Entraron en una sala pequeña en la que había una mesa redonda con seis sillas. Pedro tomó asiento. Melina escogió la silla de su derecha y la separó un poco para no estar tan cerca. Antes de que su jefe pudiera abrir la boca, ella le cogió del antebrazo.

—Mira, lo del embarazo… Es que es un malentendido. La que va a saber si lleva niño o niña es mi hermana, y esa mujer se ha debido de hacer un lío. No lo he visto hasta que me lo ha enseñado Lucía.

—Ay, Melina, ¿y no se te ha ocurrido llamarme?

—Sí, claro, pero…

No acabó la frase porque Pedro la hizo callar después de toquetear su móvil.

—Ah, que lo tengo apagado. Lo siento —Sonrió como un cachorrito que sabe que no lo van a castigar antes de volver a su habitual seriedad—. Mira, Melina. Aunque entiendo que puedas querer quedarte embarazada, que lo estuvieras ahora no me gustaría. Y sé que no se puede planear, pero necesito que estos seis meses estés por y para mí porque, si me dejas colgado, mi cabeza rodará. ¿Lo entiendes, verdad? Por eso te he sacado del organigrama del proyecto.

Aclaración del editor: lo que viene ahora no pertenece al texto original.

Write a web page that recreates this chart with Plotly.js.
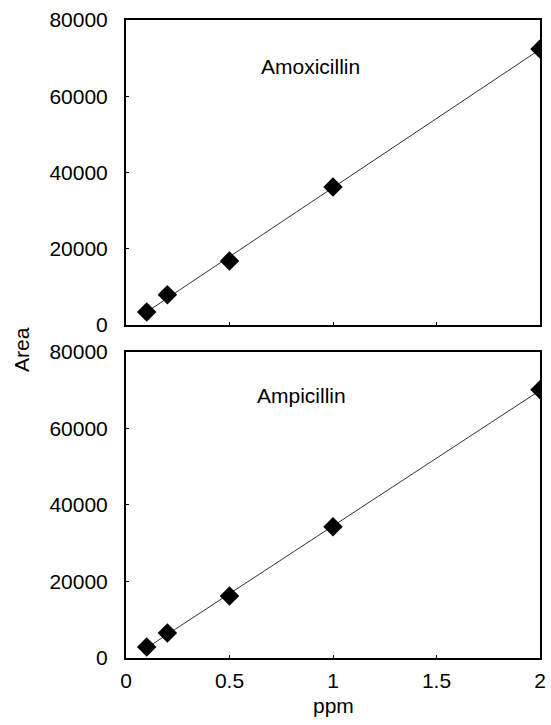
<!DOCTYPE html>
<html><head><meta charset="utf-8">
<script src="https://cdn.plot.ly/plotly-3.0.1.min.js"></script>
<style>body{margin:0;background:#fff}#c{width:551px;height:725px}</style>
</head><body><div id="c"></div>
<script>
const ppm = [0.1, 0.2, 0.5, 1.0, 2.0];
const amoxArea = [3400, 7900, 16800, 36200, 72400];
const ampiArea = [2900, 6500, 16200, 34300, 70100];
const xTicks = [0, 0.5, 1, 1.5, 2];
const xTickText = ['0', '0.5', '1', '1.5', '2'];
const yTicks = [0, 20000, 40000, 60000, 80000];
const yTickText = ['0', '20000', '40000', '60000', '80000'];

function fit(x, y) {
  const n = x.length;
  const mx = x.reduce((a,b)=>a+b,0)/n, my = y.reduce((a,b)=>a+b,0)/n;
  let sxy=0, sxx=0;
  for (let i=0;i<n;i++){sxy+=(x[i]-mx)*(y[i]-my);sxx+=(x[i]-mx)**2;}
  const m = sxy/sxx, b = my - m*mx;
  const xs = [x[0], x[n-1]];
  return {x: xs, y: xs.map(v=>m*v+b)};
}
const f1 = fit(ppm, amoxArea), f2 = fit(ppm, ampiArea);
const mk = {symbol:'diamond', size:15, color:'#000'};
const data = [
  {x:f1.x, y:f1.y, mode:'lines', line:{color:'#333', width:1}, xaxis:'x', yaxis:'y', hoverinfo:'skip'},
  {x:ppm, y:amoxArea, mode:'markers', marker:mk, xaxis:'x', yaxis:'y'},
  {x:f2.x, y:f2.y, mode:'lines', line:{color:'#333', width:1}, xaxis:'x2', yaxis:'y2', hoverinfo:'skip'},
  {x:ppm, y:ampiArea, mode:'markers', marker:mk, xaxis:'x2', yaxis:'y2'}
];
const fnt = {family:'"Liberation Sans", Arial, sans-serif', size:21, color:'#000'};
const axBase = {showgrid:false, zeroline:false, showline:true, linecolor:'#000', linewidth:2, mirror:true,
  ticks:'inside', ticklen:3, tickcolor:'#000', tickfont:fnt};
const layout = {
  width:551, height:725, showlegend:false,
  paper_bgcolor:'#fff', plot_bgcolor:'#fff',
  margin:{l:126, r:11, t:20, b:67},
  font:fnt,
  xaxis: Object.assign({}, axBase, {domain:[0,1], range:[0,2], tickvals:xTicks, ticktext:xTickText, showticklabels:false, anchor:'y'}),
  yaxis: Object.assign({}, axBase, {domain:[0.522,1], range:[0,80000], tickvals:yTicks, ticktext:yTickText, anchor:'x', ticklabelstandoff:12}),
  xaxis2: Object.assign({}, axBase, {domain:[0,1], range:[0,2], tickvals:xTicks, ticktext:xTickText, anchor:'y2', ticklabelstandoff:3}),
  yaxis2: Object.assign({}, axBase, {domain:[0,0.48], range:[0,80000], tickvals:yTicks, ticktext:yTickText, anchor:'x2', ticklabelstandoff:12}),
  annotations:[
    {text:'Amoxicillin', xref:'x', yref:'y', x:0.89, y:67900, showarrow:false, font:Object.assign({},fnt,{size:21})},
    {text:'Ampicillin', xref:'x2', yref:'y2', x:0.846, y:68500, showarrow:false, font:Object.assign({},fnt,{size:21})},
    {text:'ppm', xref:'paper', yref:'paper', x:0.5, y:-0.075, yanchor:'middle', showarrow:false, font:fnt},
    {text:'Area', xref:'paper', yref:'paper', x:-0.251, y:0.483, xanchor:'center', textangle:-90, showarrow:false, font:fnt}
  ]
};
Plotly.newPlot('c', data, layout, {staticPlot:true});
</script></body></html>
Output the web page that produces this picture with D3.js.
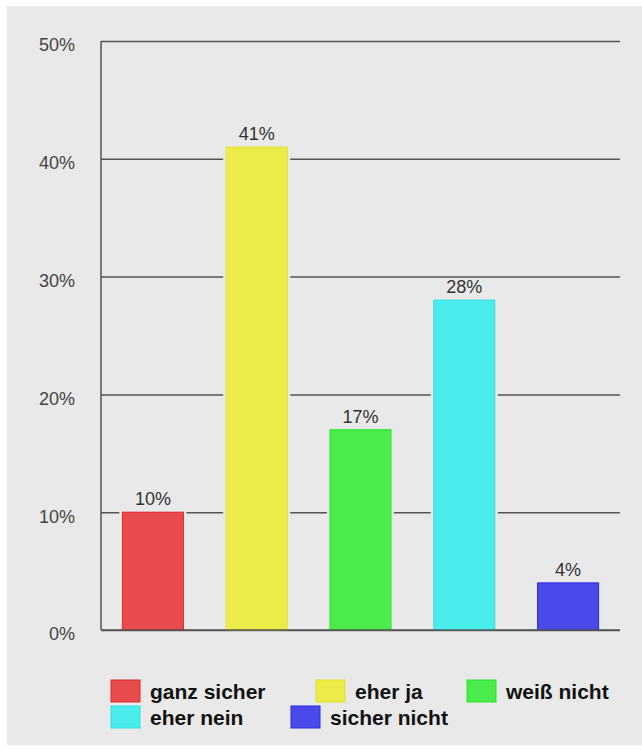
<!DOCTYPE html>
<html>
<head>
<meta charset="utf-8">
<script src="https://cdn.jsdelivr.net/npm/d3@7"></script>
<style>
  html, body { margin: 0; padding: 0; background: #ffffff; }
  svg { display: block; }
</style>
</head>
<body>
<svg id="chart" width="642" height="750"></svg>
<script>
// Survey answers and their shares (percent)
const categories = ["ganz sicher", "eher ja", "weiß nicht", "eher nein", "sicher nicht"];
const values = [10, 41, 17, 28, 4];
const colors = ["#e84b4b", "#ebeb4a", "#4aeb4a", "#4aebeb", "#4a4aeb"];
const strokeColors = ["#e02a2a", "#e4e42a", "#2ae42a", "#2ae4e4", "#2a2ae4"];
const yTicks = [0, 10, 20, 30, 40, 50];

const bg = "#e9e9e9";
const svg = d3.select("#chart");

// panel background
svg.append("rect")
  .attr("x", 7).attr("y", 6)
  .attr("width", 642 - 7).attr("height", 745 - 6)
  .attr("fill", bg);

const plot = { left: 101, right: 620, top: 41, bottom: 630 };

const x = d3.scaleBand()
  .domain(categories)
  .range([plot.left, plot.right])
  .paddingInner(0.412)
  .paddingOuter(0.206);

const y = d3.scaleLinear()
  .domain([0, 50])
  .range([plot.bottom, plot.top]);

// horizontal grid lines and left axis
const yAxis = d3.axisLeft(y)
  .tickValues(yTicks)
  .tickFormat(d => d + "%")
  .tickSize(-(plot.right - plot.left))
  .tickPadding(26);

const gAxis = svg.append("g")
  .attr("transform", `translate(${plot.left},0)`)
  .call(yAxis);

gAxis.select(".domain")
  .attr("d", `M0,${plot.top}V${plot.bottom}`)
  .attr("stroke", "#555")
  .attr("stroke-width", 1.5);

gAxis.selectAll(".tick line")
  .attr("stroke", "#555")
  .attr("stroke-width", 1.5);

gAxis.selectAll(".tick text")
  .attr("fill", "#444")
  .attr("font-family", "Liberation Sans, Arial, sans-serif")
  .attr("font-size", 18)
  .attr("dy", "0.55em");

// bars: a background-coloured halo breaks the grid lines around each bar
const bars = svg.append("g");
const data = categories.map((c, i) => ({ c, v: values[i], i }));

bars.selectAll("rect.halo")
  .data(data)
  .join("rect")
  .attr("class", "halo")
  .attr("x", d => x(d.c) - 3)
  .attr("width", x.bandwidth() + 6)
  .attr("y", d => y(d.v) - 3)
  .attr("height", d => y(0) - y(d.v) + 2)
  .attr("fill", bg);

bars.selectAll("rect.bar")
  .data(data)
  .join("rect")
  .attr("class", "bar")
  .attr("x", d => x(d.c))
  .attr("width", x.bandwidth())
  .attr("y", d => y(d.v))
  .attr("height", d => y(0) - y(d.v))
  .attr("fill", d => colors[d.i])
  .attr("stroke", d => strokeColors[d.i])
  .attr("stroke-width", 1);

// baseline over the bars
svg.append("line")
  .attr("x1", plot.left).attr("x2", plot.right)
  .attr("y1", y(0)).attr("y2", y(0))
  .attr("stroke", "#555").attr("stroke-width", 1.5);

// value labels
svg.append("g").selectAll("text")
  .data(data)
  .join("text")
  .attr("x", d => x(d.c) + x.bandwidth() / 2)
  .attr("y", d => y(d.v) - 7)
  .attr("text-anchor", "middle")
  .attr("fill", "#333")
  .attr("font-family", "Liberation Sans, Arial, sans-serif")
  .attr("font-size", 18)
  .text(d => d.v + "%");

// legend, two rows
const legendPos = [
  { x: 111, y: 680 }, { x: 316, y: 680 }, { x: 467, y: 680 },
  { x: 111, y: 706 }, { x: 291, y: 706 }
];

const legend = svg.append("g").selectAll("g")
  .data(data)
  .join("g")
  .attr("transform", d => `translate(${legendPos[d.i].x},${legendPos[d.i].y})`);

legend.append("rect")
  .attr("width", 29).attr("height", 22)
  .attr("fill", d => colors[d.i])
  .attr("stroke", d => strokeColors[d.i])
  .attr("stroke-width", 1);

legend.append("text")
  .attr("x", 39)
  .attr("y", 11)
  .attr("dy", "0.36em")
  .attr("fill", "#111")
  .attr("font-family", "Liberation Sans, Arial, sans-serif")
  .attr("font-weight", "bold")
  .attr("font-size", 21)
  .text(d => d.c);
</script>
</body>
</html>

Melina se mordió la lengua con fuerza. Quizá el dolor le haría olvidar la rabia que sentía en ese momento por Pedro. Nunca había sido un mal jefe, más bien al contrario. Pero Melina sabía que tenía que presentar resultados, y que a veces debía ceder ante exigencias externas que no siempre compartía. O quizá sí lo hacía pero quedaba mejor si le echaba la culpa a otros.

—Pero está claro que ha sido un malentendido. Aún hay tiempo así que lo modifico otra vez y ya está.

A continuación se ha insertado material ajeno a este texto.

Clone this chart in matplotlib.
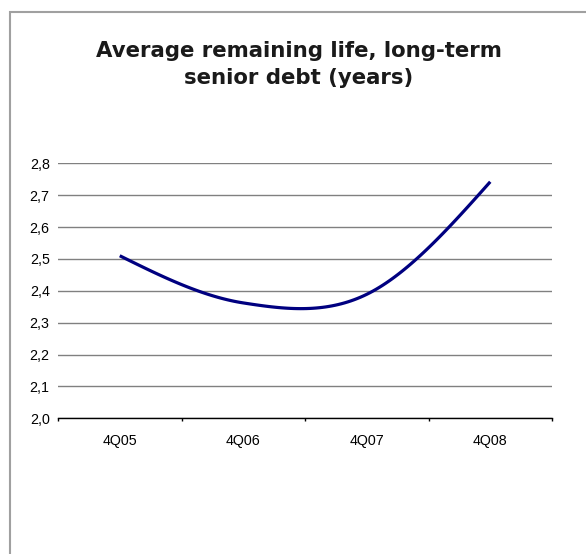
import matplotlib
matplotlib.use("Agg")
import matplotlib.pyplot as plt
from matplotlib.patches import Rectangle
from matplotlib.ticker import FuncFormatter, FixedLocator
import numpy as np

TITLE = "Average remaining life, long-term\nsenior debt (years)"
quarters = ["4Q05", "4Q06", "4Q07", "4Q08"]
remaining_life = [2.51, 2.362, 2.389, 2.742]
y_ticks = [2.0, 2.1, 2.2, 2.3, 2.4, 2.5, 2.6, 2.7, 2.8]


def smooth(xs, ys, n=40):
    # Excel-style smoothed line: cubic Hermite with Catmull-Rom tangents
    xs = np.asarray(xs, float)
    ys = np.asarray(ys, float)
    m = np.zeros_like(ys)
    m[1:-1] = (ys[2:] - ys[:-2]) / 2
    m[0] = (3 * (ys[1] - ys[0]) - m[1]) / 2
    m[-1] = (3 * (ys[-1] - ys[-2]) - m[-2]) / 2
    out_x, out_y = [], []
    for i in range(len(xs) - 1):
        t = np.linspace(0, 1, n)
        h00 = 2 * t**3 - 3 * t**2 + 1
        h10 = t**3 - 2 * t**2 + t
        h01 = -2 * t**3 + 3 * t**2
        h11 = t**3 - t**2
        out_x.append(xs[i] + t * (xs[i + 1] - xs[i]))
        out_y.append(h00 * ys[i] + h10 * m[i] + h01 * ys[i + 1] + h11 * m[i + 1])
    return np.concatenate(out_x), np.concatenate(out_y)


fig = plt.figure(figsize=(5.86, 5.54), dpi=100)
W, H = 586, 554
ax = fig.add_axes([58 / W, 1 - 418.3 / H, (552 - 58) / W, (418.3 - 163.3) / H])

# outer chart border
fig.patches.append(Rectangle((10 / W, -0.05), 1.2, 1 - 12 / H + 0.05,
                             transform=fig.transFigure, fill=False,
                             edgecolor="#a0a0a0", linewidth=1.5))

x = np.arange(len(quarters))
sx, sy = smooth(x, remaining_life)
ax.plot(sx, sy, color="#000080", linewidth=2.3, solid_capstyle="butt", zorder=3)

ax.set_xlim(-0.5, len(quarters) - 0.5)
ax.set_ylim(2.0, 2.8)
ax.set_yticks(y_ticks)
ax.yaxis.set_major_formatter(FuncFormatter(lambda v, p: f"{v:.1f}".replace(".", ",")))
ax.grid(axis="y", color="#808080", linewidth=1.0)
ax.set_axisbelow(True)

ax.set_xticks(x)
ax.set_xticklabels(quarters)
ax.xaxis.set_minor_locator(FixedLocator(np.arange(len(quarters) + 1) - 0.5))
ax.tick_params(axis="x", which="major", length=0, pad=11.5, labelsize=10.3)
ax.tick_params(axis="x", which="minor", length=2.5, width=1, color="black")
ax.tick_params(axis="y", length=0, pad=6, labelsize=10.3)
for lab in ax.get_xticklabels() + ax.get_yticklabels():
    lab.set_fontfamily("Liberation Sans")

for s in ["top", "right", "left"]:
    ax.spines[s].set_visible(False)
ax.spines["bottom"].set_color("black")
ax.spines["bottom"].set_linewidth(1.0)

fig.text(0.51, 1 - 64.5 / H, TITLE, ha="center", va="center",
         fontsize=15.3, fontweight="bold", color="#1a1a1a", linespacing=1.42)

fig.savefig("out.png", dpi=100)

Melina no sabía cómo reaccionar. Tenía ganas de gritar de alegría, pero también de pegarle un bofetón por haberla apartado con tanta rapidez. Ninguna de las dos cosas era correcta, así que eligió la tercera opción, que era darle las gracias y marcharse a la oficina.

Volvió a coger un taxi, y esta vez se quitó los zapatos para estirar los dedos de los pies, que los tenía muy hinchados. Navegó por los comentarios del estado de Facebook que había armado tanto revuelo, y vio a muchísima gente alegrándose por ella. No era un buen momento para quedarse embarazada, pero la sensación era agradable. Le entraron ganas de llorar.

“Sí que la ha liado esta señora”, pensó. La cara de su novio apareció de repente en su móvil. Por fin le devolvía todas las llamadas que le había hecho por la mañana.

—Cariño, perdona, que estaba reunido. ¿Te sigues encontrando mal? ¿Te ha dado tiempo de ir al médico esta mañana?

—No ha hecho falta —dijo, y palpó en el bolso el test de embarazo que había usado nada más llegar a la oficina—. En casa te cuento.